Unsure how she got there, she felt the wall of the elevator at her back. Sayed’s body was so close his outer robes brushed her. Her breath came out on a shocked gasp.
He brushed her lower lip with his fingertip. “Your mouth is luscious.”
“This is a bad idea.”
“Is it?” he asked, his head dipping toward hers.
“Yes.” Was this how it had begun with her mother and father? “I’m not part of amenities.”
No wonder Hena had spent so much effort warning Liyah against the seductions of men.
“I know.” His tone rang with sincerity.
“I don’t do elevator sex romps,” she clarified, just in case he didn’t get it.
Something flared in his dark gaze and Sayed stepped back, shaking his head. “I apologize, Miss Amari. I do not know what came over me.”
“I’m sure you’re used to women falling all over you,” she offered by way of an explanation.
He frowned. “Is that meant to be a sop to my ego or a slam against it?”
“Neither?”
He shook his head again, as if trying to clear it.
She wondered if it worked. She would be grateful for a technique that brought back her own usual way of thinking, unobscured by this unwelcome and unfamiliar desire.
She did not know what else he might have said or how she would have responded because the telephone inside the elevator car rang. She opened the panel the handset resided behind and answered it.
“Amari here.”
“Is the sheikh with you?” an unfamiliar voice demanded, and she wondered if Christos Giatrakos, the new CEO himself, had been called to deal with the highly unusual situation.
A shiver of apprehension skittered down her spine, until she realized that the tones had that quality that implied a certain age.

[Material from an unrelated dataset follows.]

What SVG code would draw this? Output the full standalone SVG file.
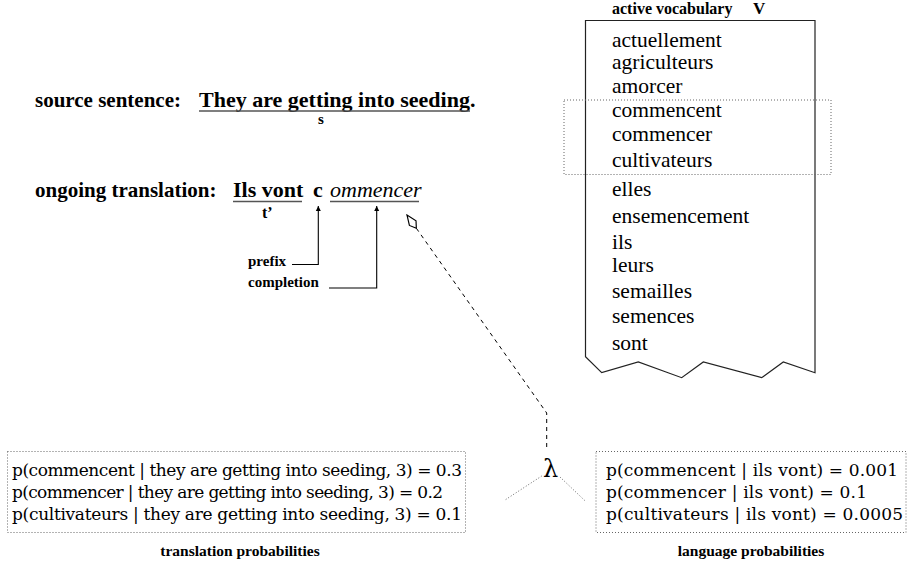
<svg xmlns="http://www.w3.org/2000/svg" width="910" height="563" viewBox="0 0 910 563">
<style>
  .lab { font-family: "Liberation Serif", "Times New Roman", serif; font-weight: bold; fill: #000; }
  .reg { font-family: "Liberation Serif", "Times New Roman", serif; fill: #000; }
  .prob { font-family: "DejaVu Serif", "Liberation Serif", serif; font-size: 17px; fill: #000; }
  .ul { stroke: #555; stroke-width: 1.6; fill: none; }
  .dot { stroke: #666; stroke-width: 1; stroke-dasharray: 1 2; fill: none; }
  .line { stroke: #000; stroke-width: 1.1; fill: none; }
</style>
<defs>
  <marker id="arr" viewBox="0 0 10 10" refX="10" refY="5" markerWidth="5" markerHeight="9" markerUnits="userSpaceOnUse" orient="auto">
    <path d="M0,0 L10,5 L0,10 Z" fill="#000"/>
  </marker>
  <marker id="diam" viewBox="0 0 20 12" refX="19" refY="6" markerWidth="18" markerHeight="11" markerUnits="userSpaceOnUse" orient="auto">
    <path d="M1,6 L8,1.5 L19,6 L8,10.5 Z" fill="#fff" stroke="#000" stroke-width="1.3"/>
  </marker>
</defs>
<rect width="910" height="563" fill="#fff"/>

<g id="source">
  <text class="lab" x="35" y="107" font-size="21">source sentence:</text>
  <text class="lab" x="199" y="107" font-size="22">They are getting into seeding.</text>
  <line class="ul" x1="199" y1="111" x2="470" y2="111"/>
  <text class="lab" x="318" y="124" font-size="15">s</text>
</g>

<g id="translation">
  <text class="lab" x="35" y="197" font-size="21">ongoing translation:</text>
  <text class="lab" x="233" y="197" font-size="22">Ils vont</text>
  <line class="ul" x1="233" y1="201.5" x2="302" y2="201.5"/>
  <text class="lab" x="313" y="197" font-size="22">c</text>
  <text class="reg" x="330" y="197" font-size="22" font-style="italic">ommencer</text>
  <line class="ul" x1="330" y1="201.5" x2="419" y2="201.5"/>
  <text class="lab" x="262" y="218" font-size="16">t’</text>
</g>

<g id="prefix">
  <text class="lab" x="248" y="266" font-size="15">prefix</text>
</g>
<g id="completion">
  <text class="lab" x="248" y="287" font-size="15">completion</text>
</g>

<g id="vocabulary">
  <text class="lab" x="612" y="14" font-size="16">active vocabulary</text>
  <text class="lab" x="753" y="14" font-size="17">V</text>
  <path d="M585.5,20.5 H815 V372.7 L783.3,362 L761.7,377.7 L703.3,362 L681.7,377.7 L638.3,362 L601.7,372.7 L585.5,356.7 Z" fill="none" stroke="#222" stroke-width="1.2"/>
  <g class="reg" font-size="21.5">
    <text x="612" y="47">actuellement</text>
    <text x="612" y="69">agriculteurs</text>
    <text x="612" y="93">amorcer</text>
    <text x="612" y="117">commencent</text>
    <text x="612" y="141">commencer</text>
    <text x="612" y="167">cultivateurs</text>
    <text x="612" y="196">elles</text>
    <text x="612" y="223">ensemencement</text>
    <text x="612" y="249">ils</text>
    <text x="612" y="272">leurs</text>
    <text x="612" y="298">semailles</text>
    <text x="612" y="323">semences</text>
    <text x="612" y="350">sont</text>
  </g>
  <rect class="dot" x="564" y="100" width="267" height="74.5"/>
</g>

<g id="lambda">
  <text x="543" y="477" font-family="DejaVu Serif, serif" font-size="24">λ</text>
</g>

<g id="translation-probabilities">
  <rect class="dot" x="7.5" y="451.5" width="458" height="81"/>
  <text class="prob" x="12" y="476" textLength="450">p(commencent | they are getting into seeding, 3) = 0.3</text>
  <text class="prob" x="12" y="498" textLength="431">p(commencer | they are getting into seeding, 3) = 0.2</text>
  <text class="prob" x="12" y="520" textLength="450">p(cultivateurs | they are getting into seeding, 3) = 0.1</text>
  <text class="lab" x="240" y="556" font-size="15.5" text-anchor="middle">translation probabilities</text>
</g>

<g id="language-probabilities">
  <rect class="dot" x="596" y="451.5" width="310" height="81"/>
  <text class="prob" x="606" y="476" textLength="292">p(commencent | ils vont) = 0.001</text>
  <text class="prob" x="606" y="498" textLength="261">p(commencer | ils vont) = 0.1</text>
  <text class="prob" x="606" y="520" textLength="297">p(cultivateurs | ils vont) = 0.0005</text>
  <text class="lab" x="751" y="556" font-size="15.5" text-anchor="middle">language probabilities</text>
</g>

<g id="connectors">
  <path class="line" d="M292,264.5 H318.3 V206" marker-end="url(#arr)"/>
  <path class="line" d="M329,288 H376.7 V206" marker-end="url(#arr)"/>
  <path d="M546.7,447 V413 L407,215" fill="none" stroke="#000" stroke-width="1" stroke-dasharray="4 4" marker-end="url(#diam)"/>
  <line class="dot" x1="541.7" y1="476" x2="505" y2="500"/>
  <line class="dot" x1="560" y1="477" x2="586" y2="501.7"/>
</g>
</svg>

“Yes, the emir is here,” she forced out, realizing in kind of a shocked daze that she might well be speaking to her father for the first time.
“Put him on.”
“Yes, sir.”
She reached toward Sayed with the phone, the cord not quite long enough. “Mr. Chatsfield would like to speak with you.”
Sayed came closer and took the handset, careful not to touch her in the process.
She retreated to the other side of the elevator where she was forced to witness the one-sided conversation. Very little was actually said beyond the fact there was no problem and they would be arriving at the lobby level in a moment.
Even with her tendency to shut down, Liyah would have felt the need to explain herself, not so the emir of Zeena Sahra. If she had not witnessed his moment of shocked self-realization, she wouldn’t believe he was discomfited in the least by their situation.
True to his word, the elevator doors were opening on the lobby level seconds later. Both the emir’s personal bodyguard and Liyah’s father were waiting on their arrival.
The conspicuous absence of anyone else to witness their exit from the elevator said more than words would have what everyone thought had been happening in the stopped elevator.
Offended by assumptions about her character so far from reality, Liyah walked out with her head high, her expression giving nothing of her inner turmoil away.
Making no effort to set her boss’s mind at rest in regard to Liyah’s behavior, the emir barely acknowledged Gene Chatsfield before waving his bodyguard onto the elevator with an imperious “Come, Yusuf.”
“In my office,” her father said in frigid tones as the elevator doors swished to a close.